Concomitantly, the number of contestants kept rising, first to ten, then 12, each singer indulging in those tiresome rituals twice in the same show. And while these events happened over decades, taken today as cascading tablets of information, it is not difficult to understand how the calypso component of Dimanche Gras degenerated from annual excitement to sheer ennui, nor the rate of its descent.

Calypso history therefore holds a number of not-so-secret remedies for resuscitating the art's Dimanche Gras input, an elixir easily accessible by revisiting both the quantity of singers and number of songs invited to compete on Carnival Sunday night.

Indeed, judging from the quality of calypsoes foisted upon us in recent times, perhaps composers should ideally be concentrating on a single entry, while the authorities redesign criteria to result in fewer singers reaching the ultimate round, giving larger consideration to realigning calypso's final offering with the mood of the moment, distilling the entire book of rules to one commanding concept: Bring your best calypso and come.

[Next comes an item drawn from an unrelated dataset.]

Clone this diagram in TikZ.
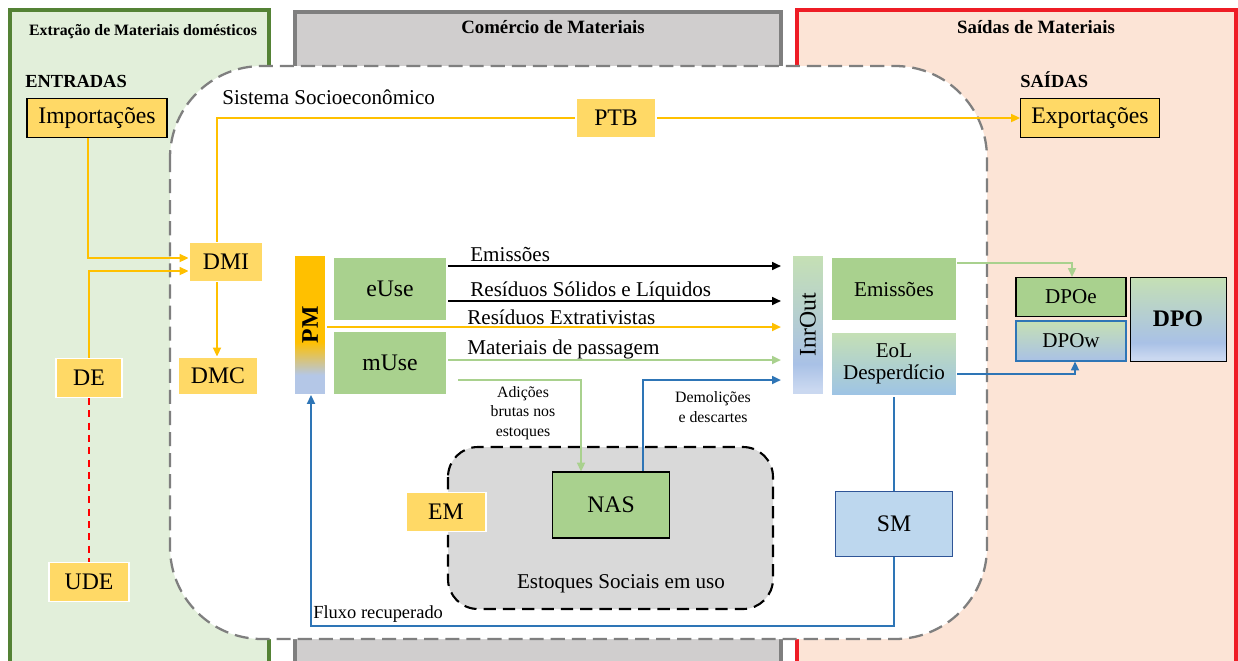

After all, it is the climax of a song and dance festival of which hundreds of thousands of locals and visitors share an expectation of non-stop merriment. With the Soca Monarch competition on Friday night, children's carnival and pan at its most frenzied on Saturday and Jouvert following

Dimanche Gras, the calypso final cannot continue to pretend it exists in a separate cocoon, immune from festival ambience.

In fact, selection of songs and singers for the 2005 calypso final should be seen as a rescue mission for the very art and judges guided accordingly, lest Carnival ends up with the embarrassment of Dimanche Gras becoming an albatross for which, predictably, no one will readily admit responsibility.